== Stored data
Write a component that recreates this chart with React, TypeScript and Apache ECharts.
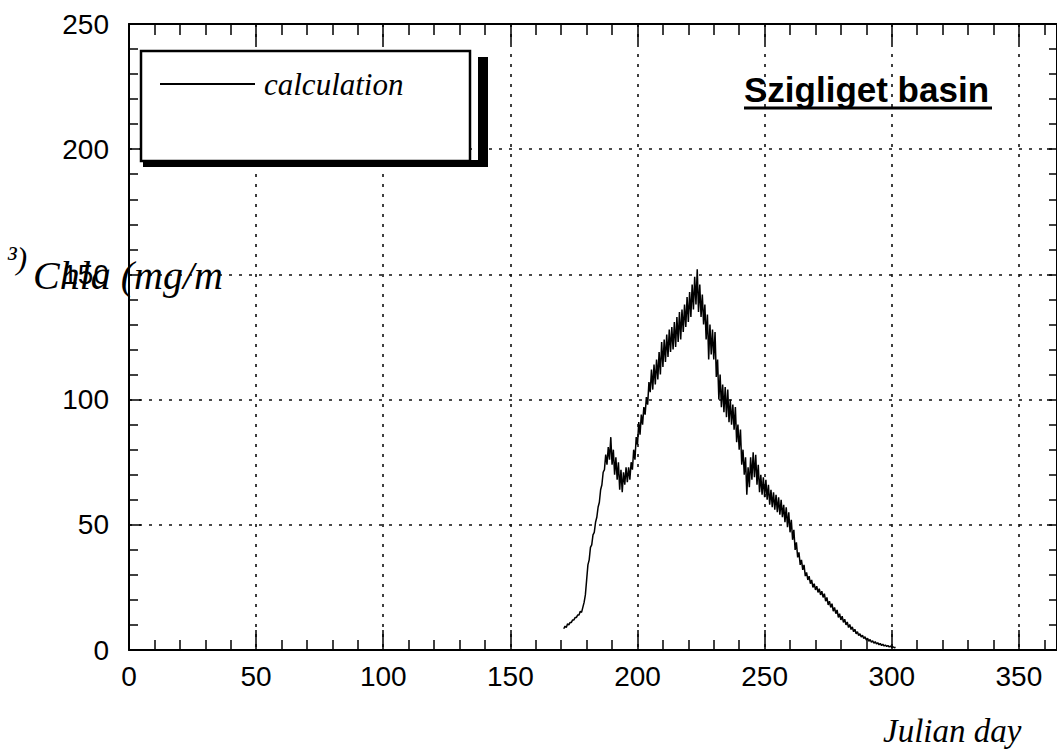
import React, { useEffect, useRef } from "react";
import * as echarts from "echarts";

// Modelled chlorophyll-a, daily envelope of the sub-daily calculation
const firstDay = 171;
const dailyLow = [
  8.5, 9, 10, 11, 12, 13, 14, 15, 19, 28,
  36, 42, 47, 53, 59, 66, 72, 74, 76, 74,
  70, 68, 64, 63, 66, 67, 68, 72, 76, 82,
  86, 90, 94, 98, 103, 104, 106, 108, 110, 113,
  115, 117, 119, 120, 121, 123, 124, 127, 129, 131,
  133, 136, 138, 135, 133, 130, 124, 116, 118, 116,
  109, 100, 97, 95, 93, 91, 90, 88, 83, 80,
  74, 70, 62, 65, 68, 69, 66, 63, 62, 61,
  60, 58, 57, 56, 55, 54, 53, 51, 49, 47,
  44, 40, 37, 34, 32, 29.5, 28, 26.5, 25, 24,
  23, 22, 21, 19.5, 18, 17, 15.5, 14.5, 13, 12,
  11, 10, 9, 8.2, 7.3, 6.5, 5.8, 5.2, 4.6, 4,
  3.5, 3.1, 2.7, 2.4, 2.1, 1.8, 1.6, 1.4, 1.2, 1.0,
  0.9,
];
const dailyHigh = [
  9.5, 10.5, 11, 12, 13, 14, 15.5, 17, 22, 34,
  41, 46, 51, 57, 64, 71, 78, 81, 85, 80,
  77, 75, 72, 71, 73, 73, 75, 80, 85, 91,
  94, 97, 101, 107, 112, 114, 116, 119, 123, 124,
  126, 128, 129, 131, 133, 135, 136, 138, 141, 143,
  146, 149, 152, 146, 142, 138, 134, 130, 128, 127,
  116, 110, 106, 105, 104, 100, 98, 97, 90, 88,
  80, 77, 73, 77, 79, 78, 74, 70, 69, 68,
  66, 64, 63, 62, 61, 60, 58, 57, 55, 52,
  48, 43, 39, 36, 34, 31, 29.5, 28, 26.5, 25.5,
  24.5, 23.5, 22.5, 21, 19.5, 18.5, 17, 16, 14.5, 13.5,
  12.3, 11.2, 10.2, 9.2, 8.3, 7.3, 6.5, 5.9, 5.3, 4.7,
  4.2, 3.7, 3.3, 2.9, 2.6, 2.3, 2.0, 1.8, 1.6, 1.3,
  1.1,
];

const xTicks = [0, 50, 100, 150, 200, 250, 300, 350];
const yTicks = [0, 50, 100, 150, 200, 250];

const seriesName = "calculation";
const basinTitle = "Szigliget basin";
const xName = "Julian day";
const yNameMain = "Chla (mg/m";
const yNameTail = "³)";

const tickFont = '"Liberation Sans", Arial, sans-serif';
const serifFont = '"Liberation Serif", "Times New Roman", serif';

function buildSeries(): number[][] {
  const pts: number[][] = [];
  for (let i = 0; i < dailyLow.length; i++) {
    const d = firstDay + i;
    pts.push([d, dailyLow[i]]);
    pts.push([d + 0.5, dailyHigh[i]]);
  }
  return pts;
}

const gridLine = {
  show: true,
  lineStyle: { color: "#111", width: 1.6, type: [3, 7] as number[] },
};

const tickStyle = { color: "#000", width: 1.5 };

export default function App() {
  const ref = useRef<HTMLDivElement>(null);

  useEffect(() => {
    if (!ref.current) return;
    const chart = echarts.init(ref.current, null, { renderer: "svg" });

    const xMin = xTicks[0];
    const xMax = 365;
    const yMin = yTicks[0];
    const yMax = yTicks[yTicks.length - 1];

    const axisLine = { show: true, onZero: false, lineStyle: { color: "#000", width: 2 } };

    chart.setOption({
      animation: false,
      backgroundColor: "#fff",
      grid: { left: 129, top: 24, width: 931, height: 626, containLabel: false },
      xAxis: [
        {
          type: "value",
          position: "bottom",
          min: xMin,
          max: xMax,
          interval: 50,
          axisLine,
          axisTick: { show: true, inside: true, length: 20, lineStyle: tickStyle },
          minorTick: { show: true, splitNumber: 5, length: 10, lineStyle: tickStyle },
          splitLine: gridLine,
          axisLabel: {
            show: true,
            margin: 12,
            color: "#000",
            fontSize: 28,
            fontFamily: tickFont,
            showMaxLabel: false,
            formatter: (v: number) => (xTicks.includes(v) ? String(v) : ""),
          },
        },
        {
          type: "value",
          position: "top",
          min: xMin,
          max: xMax,
          interval: 50,
          axisLine,
          axisTick: { show: true, inside: true, length: 20, lineStyle: tickStyle },
          minorTick: { show: true, splitNumber: 5, length: 11, lineStyle: tickStyle },
          splitLine: { show: false },
          axisLabel: { show: false },
        },
      ],
      yAxis: [
        {
          type: "value",
          position: "left",
          min: yMin,
          max: yMax,
          interval: 50,
          axisLine,
          axisTick: { show: true, inside: true, length: 12, lineStyle: tickStyle },
          minorTick: { show: true, splitNumber: 5, length: 9, lineStyle: tickStyle },
          splitLine: gridLine,
          axisLabel: {
            show: true,
            margin: 20,
            color: "#000",
            fontSize: 28,
            fontFamily: tickFont,
          },
        },
        {
          type: "value",
          position: "right",
          min: yMin,
          max: yMax,
          interval: 50,
          axisLine,
          axisTick: { show: true, inside: true, length: 10, lineStyle: tickStyle },
          minorTick: { show: true, splitNumber: 5, length: 8, lineStyle: tickStyle },
          splitLine: { show: false },
          axisLabel: { show: false },
        },
      ],
      series: [
        {
          name: seriesName,
          type: "line",
          xAxisIndex: 0,
          yAxisIndex: 0,
          showSymbol: false,
          symbol: "none",
          lineStyle: { color: "#000", width: 1.5 },
          data: buildSeries(),
          z: 5,
        },
      ],
      graphic: [
        // legend box with drop shadow
        {
          type: "rect",
          z: 100,
          shape: { x: 143, y: 160, width: 345, height: 7 },
          style: { fill: "#000" },
        },
        {
          type: "rect",
          z: 100,
          shape: { x: 478, y: 57, width: 10, height: 110 },
          style: { fill: "#000" },
        },
        {
          type: "rect",
          z: 101,
          shape: { x: 141, y: 51, width: 329, height: 110 },
          style: { fill: "#fff", stroke: "#000", lineWidth: 2.5 },
        },
        {
          type: "line",
          z: 102,
          shape: { x1: 160, y1: 84, x2: 255, y2: 84 },
          style: { stroke: "#000", lineWidth: 2 },
        },
        {
          type: "text",
          z: 102,
          x: 264,
          y: 84,
          style: {
            text: seriesName,
            font: `italic 31px ${serifFont}`,
            fill: "#000",
            verticalAlign: "middle",
          },
        },
        // basin title, underlined
        {
          type: "text",
          z: 102,
          x: 744,
          y: 89,
          style: {
            text: basinTitle,
            font: `bold 35px ${tickFont}`,
            fill: "#000",
            verticalAlign: "middle",
          },
        },
        {
          type: "line",
          z: 102,
          shape: { x1: 744, y1: 108, x2: 992, y2: 108 },
          style: { stroke: "#000", lineWidth: 3 },
        },
        // axis names
        {
          type: "text",
          z: 102,
          x: 883,
          y: 731,
          style: {
            text: xName,
            font: `italic 33px ${serifFont}`,
            fill: "#000",
            verticalAlign: "middle",
          },
        },
        {
          type: "text",
          z: 102,
          x: 33,
          y: 275,
          style: {
            text: yNameMain,
            font: `italic 40px ${serifFont}`,
            fill: "#000",
            verticalAlign: "middle",
          },
        },
        {
          type: "text",
          z: 102,
          x: 7,
          y: 258,
          style: {
            text: yNameTail,
            font: `italic 32px ${serifFont}`,
            fill: "#000",
            verticalAlign: "middle",
          },
        },
      ],
    });

    return () => chart.dispose();
  }, []);

  return (
    <div
      ref={ref}
      style={{ position: "absolute", left: 0, top: 0, width: 1057, height: 751, background: "#fff" }}
    />
  );
}
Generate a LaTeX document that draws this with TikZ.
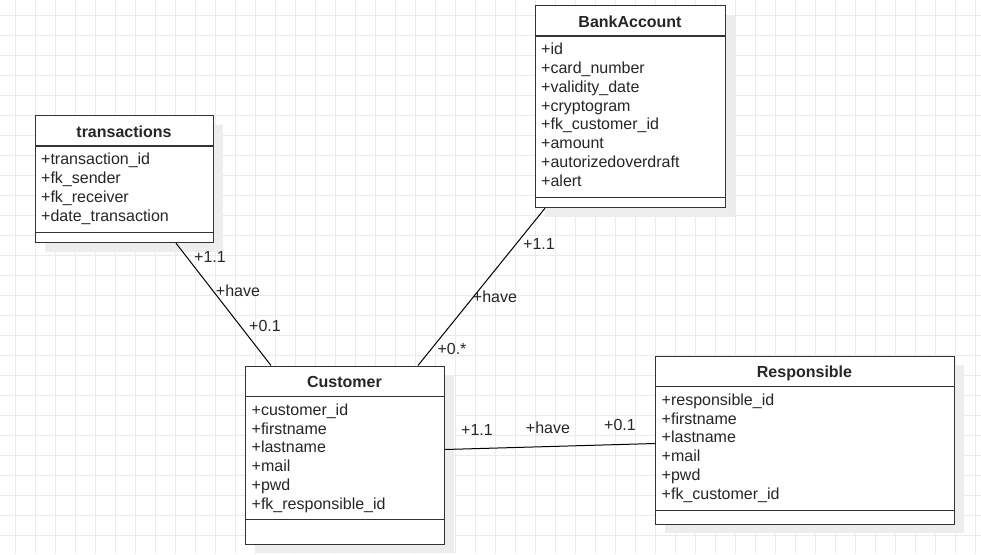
\documentclass[tikz,border=0pt]{standalone}
\usepackage{fontspec}
\setmainfont{Liberation Sans}
\usetikzlibrary{shadows}

\tikzset{
  umlbox/.style={draw=black!80, line width=1.2pt, fill=white, anchor=north west, inner sep=0pt,
    drop shadow={shadow xshift=9pt, shadow yshift=-9pt, fill=black!7, opacity=1}},
  classrule/.style={draw=black!80, line width=1.2pt},
  classname/.style={font=\fontsize{16}{19}\selectfont\bfseries, text=black!85, anchor=base, inner sep=0pt},
  attr/.style={font=\fontsize{16}{19}\selectfont, text=black!85, anchor=base west, inner sep=0pt},
  assoc/.style={draw=black, line width=1pt},
  mult/.style={font=\fontsize{16}{19}\selectfont, text=black!85, inner sep=0pt},
  gridline/.style={draw=black!8, line width=1pt}
}

\begin{document}
\begin{tikzpicture}[x=1pt, y=-1pt]
  \useasboundingbox (0,0) rectangle (981,554);
  \fill[white] (0,0) rectangle (981,554);
  % grid
  \foreach \gx in {15,35,...,975} \draw[gridline] (\gx,0) -- (\gx,554);
  \foreach \gy in {15,35,...,535} \draw[gridline] (0,\gy) -- (981,\gy);

  % transactions
  \node[umlbox, minimum width=178pt, minimum height=127pt] (trans) at (35,115) {};
  \draw[classrule] ([yshift=-31pt]trans.north west) -- ([yshift=-31pt]trans.north east);
  \draw[classrule] ([yshift=11pt]trans.south west) -- ([yshift=11pt]trans.south east);
  \node[classname] (trans-name) at (124,137) {transactions};
  \foreach \a [count=\i] in {+transaction\_id, +fk\_sender, +fk\_receiver, +date\_transaction}
    \node[attr] (trans-a\i) at (41, 146+18.75*\i) {\a};

  % BankAccount
  \node[umlbox, minimum width=190pt, minimum height=202pt] (bank) at (535,5) {};
  \draw[classrule] ([yshift=-31pt]bank.north west) -- ([yshift=-31pt]bank.north east);
  \draw[classrule] ([yshift=11pt]bank.south west) -- ([yshift=11pt]bank.south east);
  \node[classname] (bank-name) at (630,27) {BankAccount};
  \foreach \a [count=\i] in {+id, +card\_number, +validity\_date, +cryptogram, +fk\_customer\_id, +amount, +autorizedoverdraft, +alert}
    \node[attr] (bank-a\i) at (541, 36+18.75*\i) {\a};

  % Customer
  \node[umlbox, minimum width=199pt, minimum height=178pt] (cust) at (245,365.5) {};
  \draw[classrule] ([yshift=-31pt]cust.north west) -- ([yshift=-31pt]cust.north east);
  \draw[classrule] ([yshift=25pt]cust.south west) -- ([yshift=25pt]cust.south east);
  \node[classname] (cust-name) at (344.5,387.5) {Customer};
  \foreach \a [count=\i] in {+customer\_id, +firstname, +lastname, +mail, +pwd, +fk\_responsible\_id}
    \node[attr] (cust-a\i) at (251.5, 396.5+18.75*\i) {\a};

  % Responsible
  \node[umlbox, minimum width=299pt, minimum height=168pt] (resp) at (655,355.5) {};
  \draw[classrule] ([yshift=-31pt]resp.north west) -- ([yshift=-31pt]resp.north east);
  \draw[classrule] ([yshift=14pt]resp.south west) -- ([yshift=14pt]resp.south east);
  \node[classname] (resp-name) at (804.5,377.5) {Responsible};
  \foreach \a [count=\i] in {+responsible\_id, +firstname, +lastname, +mail, +pwd, +fk\_customer\_id}
    \node[attr] (resp-a\i) at (661.5, 386.5+18.75*\i) {\a};

  % associations
  \draw[assoc] ([xshift=141pt]trans.south west) -- ([xshift=26pt]cust.north west);
  \draw[assoc] ([xshift=10pt]bank.south west) -- ([xshift=173pt]cust.north west);
  \draw[assoc] ([yshift=-84pt]cust.north east) -- ([yshift=-88pt]resp.north west);

  \node[mult] (tc-src) at (210,257) {+1.1};
  \node[mult] (tc-role) at (238,291) {+have};
  \node[mult] (tc-dst) at (265,326) {+0.1};

  \node[mult] (bc-src) at (539,244) {+1.1};
  \node[mult] (bc-role) at (495,297) {+have};
  \node[mult] (bc-dst) at (452,349) {+0.*};

  \node[mult] (cr-src) at (477,430) {+1.1};
  \node[mult] (cr-role) at (548,428) {+have};
  \node[mult] (cr-dst) at (620,425) {+0.1};
\end{tikzpicture}
\end{document}
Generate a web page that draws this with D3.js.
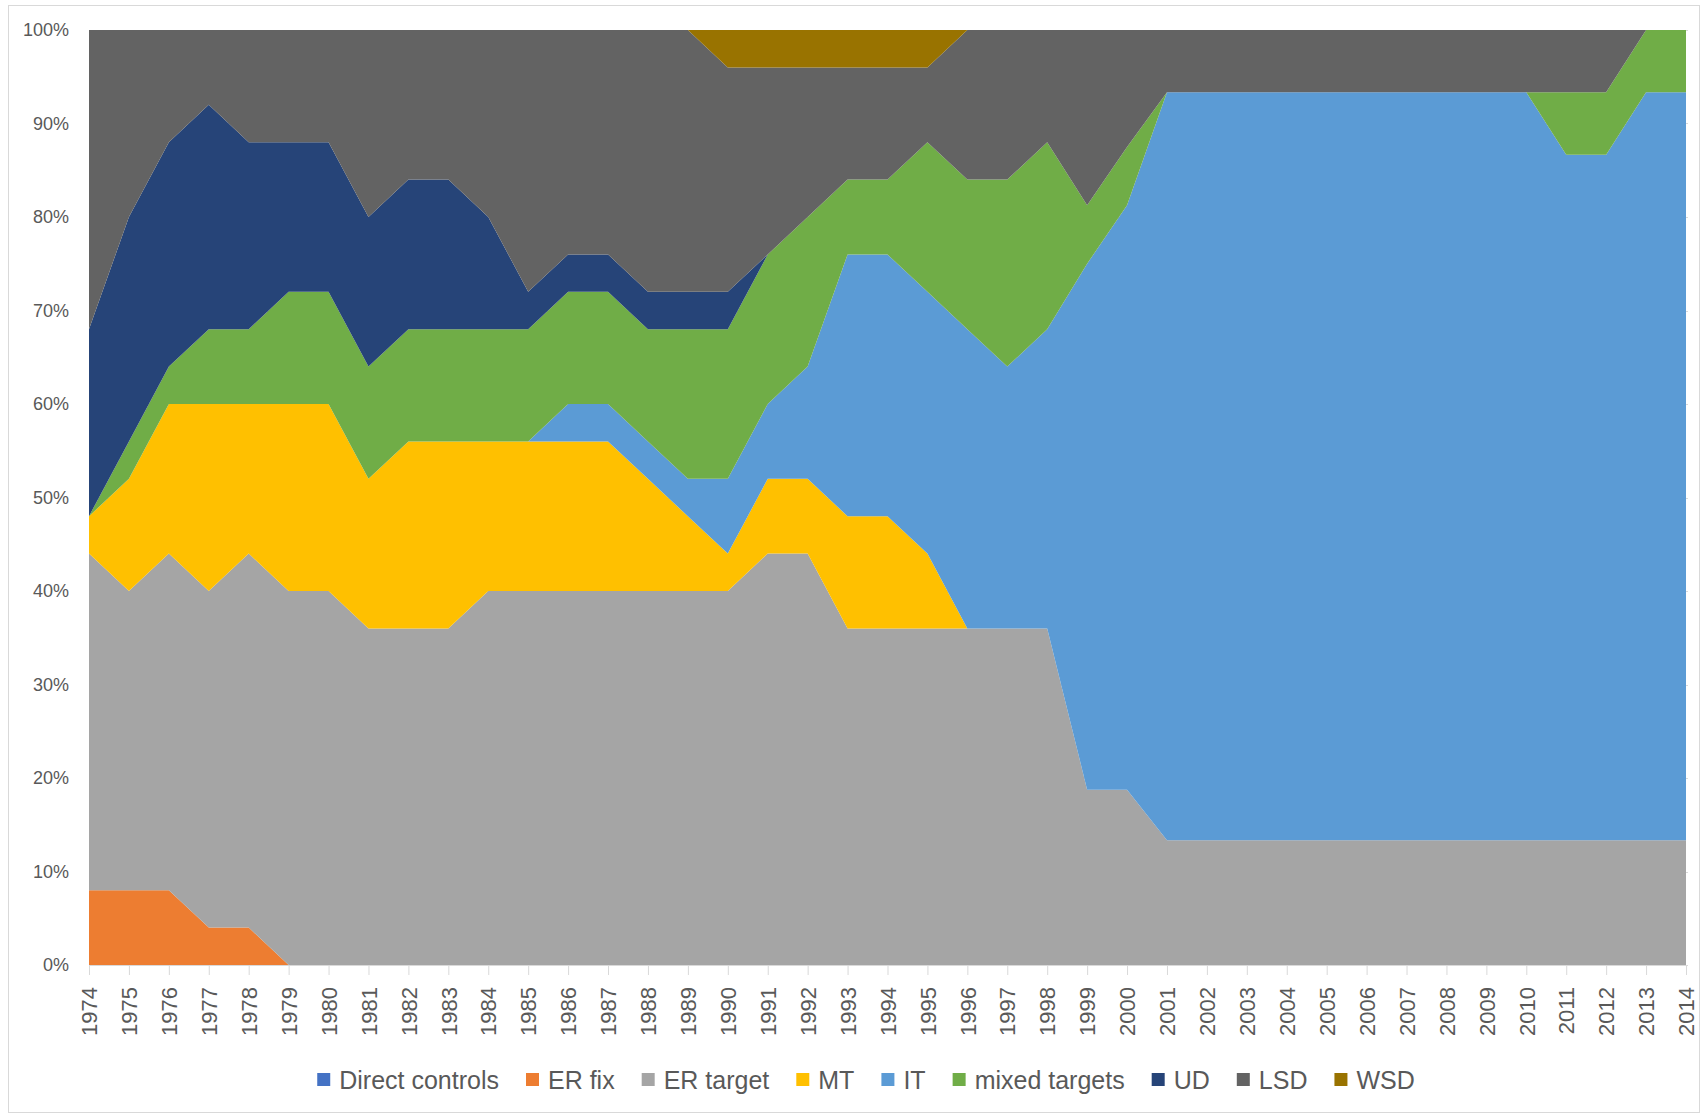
<!DOCTYPE html>
<html>
<head>
<meta charset="utf-8">
<script src="https://cdn.jsdelivr.net/npm/d3@7"></script>
<style>
body { margin: 0; background: #fff; }
svg { display: block; font-family: "Liberation Sans", Arial, sans-serif; }
</style>
</head>
<body>
<div id="chart"></div>
<script>
// years on the x axis
var years = [1974,1975,1976,1977,1978,1979,1980,1981,1982,1983,1984,1985,1986,1987,1988,1989,1990,1991,1992,1993,
             1994,1995,1996,1997,1998,1999,2000,2001,2002,2003,2004,2005,2006,2007,2008,2009,2010,2011,2012,2013,2014];

// share of countries (%) per regime
var directControls = [0,0,0,0,0,0,0,0,0,0,0,0,0,0,0,0,0,0,0,0,0,0,0,0,0,0,0,0,0,0,0,0,0,0,0,0,0,0,0,0,0];
var erFix    = [8,8,8,4,4,0,0,0,0,0,0,0,0,0,0,0,0,0,0,0,0,0,0,0,0,0,0,0,0,0,0,0,0,0,0,0,0,0,0,0,0];
var erTarget = [36,32,36,36,40,40,40,36,36,36,40,40,40,40,40,40,40,44,44,36,36,36,36,36,36,18.75,18.75,
                13.33,13.33,13.33,13.33,13.33,13.33,13.33,13.33,13.33,13.33,13.33,13.33,13.33,13.33];
var mt       = [4,12,16,20,16,20,20,16,20,20,16,16,16,16,12,8,4,8,8,12,12,8,0,0,0,0,0,0,0,0,0,0,0,0,0,0,0,0,0,0,0];
var it       = [0,0,0,0,0,0,0,0,0,0,0,0,4,4,4,4,8,8,12,28,28,28,32,28,32,56.25,62.5,
                80,80,80,80,80,80,80,80,80,80,73.33,73.33,80,80];
var mixed    = [0,4,4,8,8,12,12,12,12,12,12,12,12,12,12,16,16,16,16,8,8,16,16,20,20,6.25,6.25,
                0,0,0,0,0,0,0,0,0,0,6.67,6.67,6.67,6.67];
var ud       = [20,24,24,24,20,16,16,16,16,16,12,4,4,4,4,4,4,0,0,0,0,0,0,0,0,0,0,0,0,0,0,0,0,0,0,0,0,0,0,0,0];
var lsd      = [32,20,12,8,12,12,12,20,16,16,20,28,24,24,28,28,24,20,16,12,12,8,16,16,12,18.75,12.5,
                6.67,6.67,6.67,6.67,6.67,6.67,6.67,6.67,6.67,6.67,6.67,6.67,0,0];
var wsd      = [0,0,0,0,0,0,0,0,0,0,0,0,0,0,0,0,4,4,4,4,4,4,0,0,0,0,0,0,0,0,0,0,0,0,0,0,0,0,0,0,0];

var seriesNames = ["Direct controls","ER fix","ER target","MT","IT","mixed targets","UD","LSD","WSD"];
var seriesData = [directControls, erFix, erTarget, mt, it, mixed, ud, lsd, wsd];
var colors = ["#4472C4","#ED7D31","#A5A5A5","#FFC000","#5B9BD5","#70AD47","#264478","#636363","#997300"];
var yTicks = [0,10,20,30,40,50,60,70,80,90,100];

var W = 1702, H = 1115;
var m = {left: 89, right: 1686, top: 30, bottom: 965};

var svg = d3.select("#chart").append("svg").attr("width", W).attr("height", H);

// chart area border
svg.append("rect")
    .attr("x", 8.5).attr("y", 5.5)
    .attr("width", 1691).attr("height", 1107)
    .attr("fill", "#fff").attr("stroke", "#d9d9d9");

var rows = years.map(function(yr, i){
    var r = {year: yr};
    seriesNames.forEach(function(name, k){ r[name] = seriesData[k][i]; });
    return r;
});

var x = d3.scaleLinear().domain([years[0], years[years.length-1]]).range([m.left, m.right]);
var y = d3.scaleLinear().domain([0, 100]).range([m.bottom, m.top]);

// gridlines
svg.append("g").selectAll("line").data(yTicks).enter().append("line")
    .attr("x1", m.left).attr("x2", m.right + 2)
    .attr("y1", function(d){ return Math.round(y(d)) + 0.5; })
    .attr("y2", function(d){ return Math.round(y(d)) + 0.5; })
    .attr("stroke", "#d9d9d9");

var stacked = d3.stack().keys(seriesNames)(rows);

var area = d3.area()
    .x(function(d){ return x(d.data.year); })
    .y0(function(d){ return y(d[0]); })
    .y1(function(d){ return y(d[1]); });

svg.append("g").selectAll("path").data(stacked).enter().append("path")
    .attr("d", area)
    .attr("fill", function(d, i){ return colors[i]; });

// y axis
var yAxis = svg.append("g")
    .attr("transform", "translate(" + m.left + ",0)")
    .call(d3.axisLeft(y).tickValues(yTicks).tickSize(0).tickPadding(20)
        .tickFormat(function(d){ return d + "%"; }));
yAxis.select(".domain").remove();
yAxis.selectAll("text")
    .attr("font-size", "18px")
    .attr("font-family", "'Liberation Sans', Arial, sans-serif")
    .attr("fill", "#595959");

// x axis
var xAxis = svg.append("g")
    .attr("transform", "translate(0," + m.bottom + ")")
    .call(d3.axisBottom(x).tickValues(years).tickSize(10).tickFormat(d3.format("d")));
xAxis.select(".domain").attr("stroke", "#d9d9d9");
xAxis.selectAll(".tick line").attr("stroke", "#d9d9d9");
xAxis.selectAll("text")
    .attr("transform", "rotate(-90)")
    .attr("x", -22).attr("y", 0).attr("dy", "0.35em")
    .attr("text-anchor", "end")
    .attr("font-size", "22px")
    .attr("font-family", "'Liberation Sans', Arial, sans-serif")
    .attr("fill", "#595959");

// legend
var legend = svg.append("g").attr("transform", "translate(0,1080)");
var items = legend.selectAll("g").data(seriesNames).enter().append("g");
items.append("rect")
    .attr("width", 13).attr("height", 13).attr("y", -7)
    .attr("fill", function(d, i){ return colors[i]; });
items.append("text")
    .attr("x", 22).attr("dy", "0.36em")
    .attr("font-size", "25px")
    .attr("fill", "#595959")
    .text(function(d){ return d; });

var pos = 0, offsets = [];
items.each(function(){
    offsets.push(pos);
    pos += 22 + this.querySelector("text").getComputedTextLength() + 27;
});
var total = pos - 27, start = 866 - total / 2;
items.attr("transform", function(d, i){ return "translate(" + (start + offsets[i]) + ",0)"; });
</script>
</body>
</html>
====
Request – Up to and including the line containing "import * as", quote each line of the entries above from the very first, please, exactly and without images.

Response for this exercise –
Write a component that recreates this chart with React, TypeScript and Apache ECharts.
import React, { useEffect, useRef } from "react";
import * as echarts from "echarts";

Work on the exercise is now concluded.